The Supreme Court declared the Kamlari practice illegal in 2006. It was half a decade after the Supreme Court decree that corresponding regulations were introduced to outlaw the Kamlari practice. As a part of the Supreme Court decision, the government also set up a Kamlari rehabilitation fund to look after the education and welfare of former Kamlaris. This initiative has not, however, effectively rehabilitated Kamlaris to produce the desired result of ultimately eliminating the Kamlari system. With deep cultural and economic roots, this gap again substantiates the need for interventions directed at bringing about changes in community behaviour.

On May 16, 2010, there was a rally jointly organised by the Freed Kamaiya Women Development Forum (FKWDF) and the Kamaiya Women Upliftment Society (KWUS) in Dhangadhi demanding free education for ex-Kamlaris and action against those who push them into forced labour.

Later, an appeal was also submitted to the prime minister through the District Administration Office with a 12-point list including demands for rehabilitation facilities and cultivable land for the families of freed victims.

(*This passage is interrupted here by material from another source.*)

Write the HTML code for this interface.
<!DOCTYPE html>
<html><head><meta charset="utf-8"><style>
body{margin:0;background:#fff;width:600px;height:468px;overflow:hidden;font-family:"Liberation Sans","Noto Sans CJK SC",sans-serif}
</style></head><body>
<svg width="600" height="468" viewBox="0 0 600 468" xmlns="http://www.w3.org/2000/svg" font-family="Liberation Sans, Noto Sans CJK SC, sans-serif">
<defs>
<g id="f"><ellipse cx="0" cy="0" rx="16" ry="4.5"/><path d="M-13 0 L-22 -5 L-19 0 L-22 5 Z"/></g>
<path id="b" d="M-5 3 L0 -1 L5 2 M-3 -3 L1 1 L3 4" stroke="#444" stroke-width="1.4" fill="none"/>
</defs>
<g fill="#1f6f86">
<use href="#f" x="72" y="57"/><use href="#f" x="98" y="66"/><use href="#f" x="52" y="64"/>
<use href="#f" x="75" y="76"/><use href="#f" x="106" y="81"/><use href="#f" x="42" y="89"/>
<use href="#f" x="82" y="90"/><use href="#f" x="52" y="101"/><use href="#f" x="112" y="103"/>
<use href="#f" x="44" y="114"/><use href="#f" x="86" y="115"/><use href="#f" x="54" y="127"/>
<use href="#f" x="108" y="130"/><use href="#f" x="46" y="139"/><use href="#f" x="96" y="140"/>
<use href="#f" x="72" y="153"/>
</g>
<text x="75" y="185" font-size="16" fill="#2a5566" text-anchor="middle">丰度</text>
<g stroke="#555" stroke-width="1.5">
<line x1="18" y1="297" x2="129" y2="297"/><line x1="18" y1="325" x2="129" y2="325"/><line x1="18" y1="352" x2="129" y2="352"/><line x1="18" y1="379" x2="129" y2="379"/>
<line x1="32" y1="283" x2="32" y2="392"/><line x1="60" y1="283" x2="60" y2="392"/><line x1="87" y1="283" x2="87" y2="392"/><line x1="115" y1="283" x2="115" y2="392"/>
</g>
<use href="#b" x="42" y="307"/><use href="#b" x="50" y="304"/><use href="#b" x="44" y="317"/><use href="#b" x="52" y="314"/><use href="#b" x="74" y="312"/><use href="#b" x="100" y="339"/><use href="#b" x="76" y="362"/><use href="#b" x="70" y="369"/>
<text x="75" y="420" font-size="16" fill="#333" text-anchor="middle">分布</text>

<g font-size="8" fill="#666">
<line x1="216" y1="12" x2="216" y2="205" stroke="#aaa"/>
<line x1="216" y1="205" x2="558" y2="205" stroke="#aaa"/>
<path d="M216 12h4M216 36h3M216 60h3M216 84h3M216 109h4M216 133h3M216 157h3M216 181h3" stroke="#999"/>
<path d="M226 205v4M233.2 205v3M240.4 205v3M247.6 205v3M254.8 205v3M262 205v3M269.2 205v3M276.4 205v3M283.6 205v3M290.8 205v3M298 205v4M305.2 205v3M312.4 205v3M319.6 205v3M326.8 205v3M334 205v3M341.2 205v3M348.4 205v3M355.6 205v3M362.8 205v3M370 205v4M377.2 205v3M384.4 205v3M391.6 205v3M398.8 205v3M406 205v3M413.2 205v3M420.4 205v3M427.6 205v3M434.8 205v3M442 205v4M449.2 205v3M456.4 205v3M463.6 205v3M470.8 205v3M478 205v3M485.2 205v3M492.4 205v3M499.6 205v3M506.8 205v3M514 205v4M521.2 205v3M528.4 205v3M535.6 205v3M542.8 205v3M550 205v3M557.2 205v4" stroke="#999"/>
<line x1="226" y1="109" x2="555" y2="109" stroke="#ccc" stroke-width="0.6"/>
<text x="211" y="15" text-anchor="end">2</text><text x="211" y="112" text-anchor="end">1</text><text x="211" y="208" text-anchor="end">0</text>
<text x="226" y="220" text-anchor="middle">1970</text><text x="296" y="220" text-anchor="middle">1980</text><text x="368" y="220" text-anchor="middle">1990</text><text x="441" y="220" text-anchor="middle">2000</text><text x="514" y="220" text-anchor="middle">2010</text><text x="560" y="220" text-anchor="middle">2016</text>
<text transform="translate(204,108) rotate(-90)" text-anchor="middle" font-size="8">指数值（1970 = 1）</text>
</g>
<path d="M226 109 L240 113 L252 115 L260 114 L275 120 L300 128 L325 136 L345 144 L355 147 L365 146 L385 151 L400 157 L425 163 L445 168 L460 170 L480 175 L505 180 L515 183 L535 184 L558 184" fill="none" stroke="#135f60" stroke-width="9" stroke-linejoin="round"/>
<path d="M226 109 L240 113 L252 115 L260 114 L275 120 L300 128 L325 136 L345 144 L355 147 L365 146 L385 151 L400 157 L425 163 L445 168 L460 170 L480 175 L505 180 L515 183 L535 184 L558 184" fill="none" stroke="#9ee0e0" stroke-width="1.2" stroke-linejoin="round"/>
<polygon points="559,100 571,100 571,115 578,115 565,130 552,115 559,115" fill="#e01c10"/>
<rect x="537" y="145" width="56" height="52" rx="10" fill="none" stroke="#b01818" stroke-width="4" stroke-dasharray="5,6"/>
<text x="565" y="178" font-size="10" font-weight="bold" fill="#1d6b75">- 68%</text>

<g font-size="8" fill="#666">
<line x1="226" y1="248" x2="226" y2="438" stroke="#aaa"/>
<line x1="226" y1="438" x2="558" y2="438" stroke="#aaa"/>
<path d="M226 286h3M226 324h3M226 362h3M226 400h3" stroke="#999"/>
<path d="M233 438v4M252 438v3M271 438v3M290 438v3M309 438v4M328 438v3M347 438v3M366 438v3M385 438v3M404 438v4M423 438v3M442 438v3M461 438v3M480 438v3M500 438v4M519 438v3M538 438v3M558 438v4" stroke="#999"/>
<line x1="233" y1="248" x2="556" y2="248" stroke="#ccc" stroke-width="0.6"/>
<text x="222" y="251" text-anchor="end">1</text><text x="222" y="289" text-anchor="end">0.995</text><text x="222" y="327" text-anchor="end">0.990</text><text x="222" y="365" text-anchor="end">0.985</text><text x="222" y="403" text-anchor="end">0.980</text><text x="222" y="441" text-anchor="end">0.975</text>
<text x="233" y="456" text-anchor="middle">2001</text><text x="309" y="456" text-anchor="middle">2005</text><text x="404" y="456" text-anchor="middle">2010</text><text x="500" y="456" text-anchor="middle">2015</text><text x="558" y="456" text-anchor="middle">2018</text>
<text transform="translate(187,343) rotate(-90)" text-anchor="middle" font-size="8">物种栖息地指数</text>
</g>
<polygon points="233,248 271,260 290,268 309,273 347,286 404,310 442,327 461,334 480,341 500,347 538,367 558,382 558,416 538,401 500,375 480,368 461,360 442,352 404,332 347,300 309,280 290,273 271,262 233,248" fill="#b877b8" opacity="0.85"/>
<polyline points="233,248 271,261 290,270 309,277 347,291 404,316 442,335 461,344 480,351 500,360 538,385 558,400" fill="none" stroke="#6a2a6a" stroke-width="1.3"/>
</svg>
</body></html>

These promising pressure tactics need to be continued with greater involvement of local community-based organisations and informal groups to encourage social mobilisation. However, as the issue involves prevention, protection and prosecution elements, coordination between and support from regulatory, enforcement and other line agencies are crucial. For instance, as effective post-rescue rehabilitation and social integration are critical to ensure that former Kamlaris don’t fall back under the control of exploitative landlords, there is a need to look beyond current I/NGOs initiatives.